The Government is planning to roll back the rural job guarantee scheme, which will end up affecting at least five crore rural households, social activists said here on Wednesday.

Addressing a press conference here, activist Aruna Roy said that the Government was determined to ‘dilute’ the Act became evident after some material came to light following an RTI reply by the Rural Development Ministry.

The changes are being done at least in three significant ways – by converting it into a benami (nameless) contractor-driven programme, by changing the labour-material ratio from 60:40 to 51:49, through rationing funds, despite it being a demand-driven law, and by a move to restrict the coverage of the Act to one-third of the blocks in the country, said Roy, who was once a member of the National Advisory Council to the UPA chairperson Sonia Gandhi.

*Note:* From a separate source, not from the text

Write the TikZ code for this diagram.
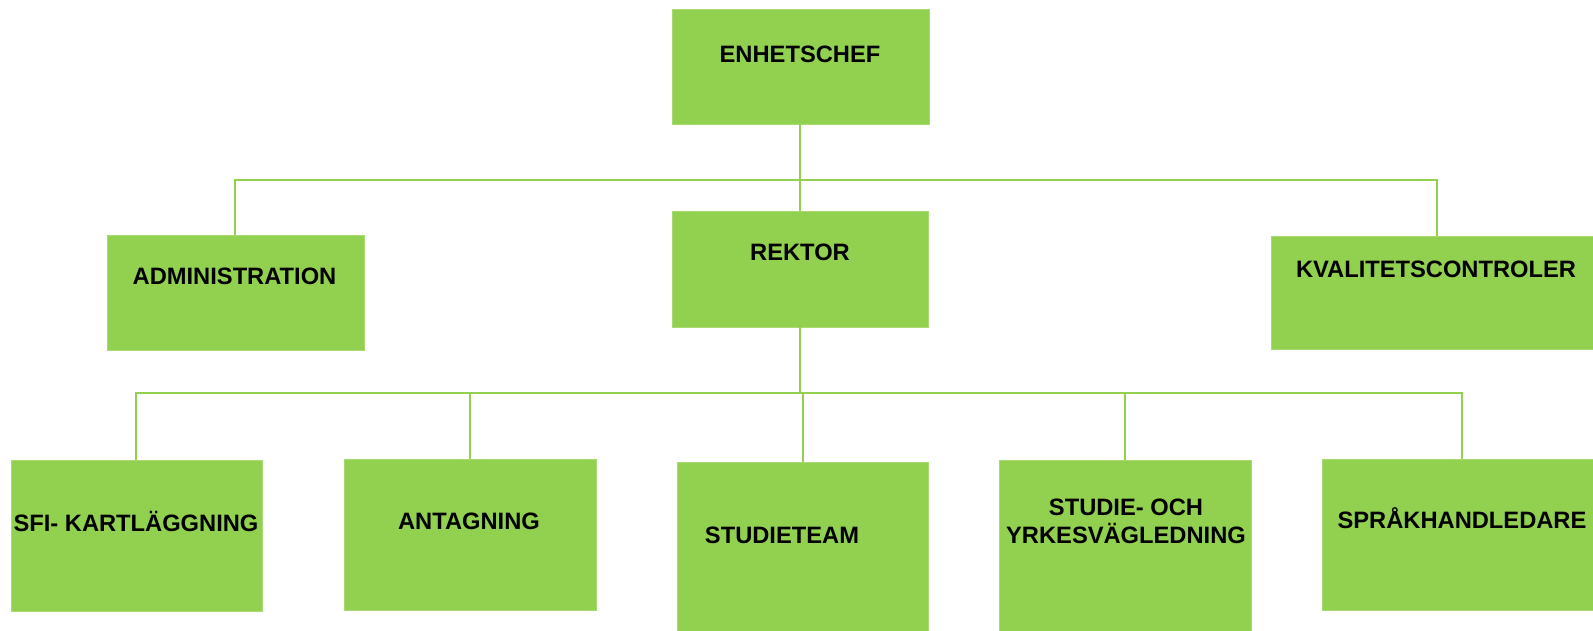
\documentclass[tikz,border=0pt]{standalone}
\usepackage{fontspec}
\setmainfont{Liberation Sans}
\definecolor{boxgreen}{HTML}{92D050}
\definecolor{linegreen}{HTML}{92D050}
\begin{document}
\begin{tikzpicture}[x=1pt,y=-1pt,
  box/.style={fill=boxgreen,draw=boxgreen!80!white,line width=0.6pt,inner sep=0pt,outer sep=0pt},
  lbl/.style={font=\bfseries\fontsize{23.7}{28}\selectfont,inner sep=0pt,anchor=base,align=center},
  conn/.style={draw=linegreen,line width=2pt}]
\useasboundingbox (0,0) rectangle (1593,631);
\clip (0,0) rectangle (1593,631);
% boxes
\path[box] (672,9) rectangle (929,124) node[pos=0.5] (enh) {};
\path[box] (672,211) rectangle (928,327) node[pos=0.5] (rek) {};
\path[box] (107,235) rectangle (364,350) node[pos=0.5] (adm) {};
\path[box] (1271,236) rectangle (1603,349) node[pos=0.5] (kval) {};
\path[box] (11,460) rectangle (262,611) node[pos=0.5] (sfi) {};
\path[box] (344,459) rectangle (596,610) node[pos=0.5] (ant) {};
\path[box] (677,462) rectangle (928,640) node[pos=0.5] (stt) {};
\path[box] (999,460) rectangle (1251,640) node[pos=0.5] (syv) {};
\path[box] (1322,459) rectangle (1602,610) node[pos=0.5] (spr) {};
% anchor coordinates at box tops/bottoms
\coordinate (enhS) at (800,124);
\coordinate (rekN) at (800,211);
\coordinate (rekS) at (800,327);
\coordinate (admN) at (235,235);
\coordinate (kvalN) at (1437,236);
\coordinate (sfiN) at (136,460);
\coordinate (antN) at (470,459);
\coordinate (sttN) at (803,462);
\coordinate (syvN) at (1125,460);
\coordinate (sprN) at (1462,459);
\coordinate (busA) at (800,180);
\coordinate (busB) at (800,393);
% texts
\node[lbl] (tenh) at (800,63) {ENHETSCHEF};
\node[lbl] (trek) at (800,260) {REKTOR};
\node[lbl] (tadm) at (234.5,284) {ADMINISTRATION};
\node[lbl] (tkval) at (1436,277) {KVALITETSCONTROLER};
\node[lbl] (tsfi) at (136,531) {SFI- KARTLÄGGNING};
\node[lbl] (tant) at (469,529) {ANTAGNING};
\node[lbl] (tstt) at (782,543) {STUDIETEAM};
\node[lbl] (tsyv) at (1126,543) {STUDIE- OCH\\YRKESVÄGLEDNING};
\node[lbl] (tspr) at (1462,528) {SPRÅKHANDLEDARE};
% connectors
\draw[conn] (enhS) -- (rekN);
\draw[conn] (admN) -- (admN |- busA) -- (kvalN |- busA) -- (kvalN);
\draw[conn] (rekS) -- (busB);
\draw[conn] (sfiN) -- (sfiN |- busB) -- (sprN |- busB) -- (sprN);
\draw[conn] (antN |- busB) -- (antN);
\draw[conn] (sttN |- busB) -- (sttN);
\draw[conn] (syvN |- busB) -- (syvN);
\end{tikzpicture}
\end{document}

“This would effectively bring the Mahatma Gandhi National Rural Employment Guarantee Act (MGNREGA) to an end,” said the People’s Movement for Employment Guarantee (PMEG), which has written a letter to the Prime Minister, signed by about 200 activists.

According to the RTI reply, Rural Development Minister Nitin Gadkari has ordered an amendment in the schedule of MGNREGA “overriding the concerns of Ministry officials that changing the material-labour ratio from 60:40 to 51:49 will result in a sharp fall of 40 per cent in employment generated and “5 crore households will be adversely affected by this decision”.

Economist Prabhat Patnaik said, “this is one of the country’s most important programmes that has not only enabled the rural workers to overcome conditions of acute distress but has also helped protect rural India from the disastrous effects of the last global economic collapse.”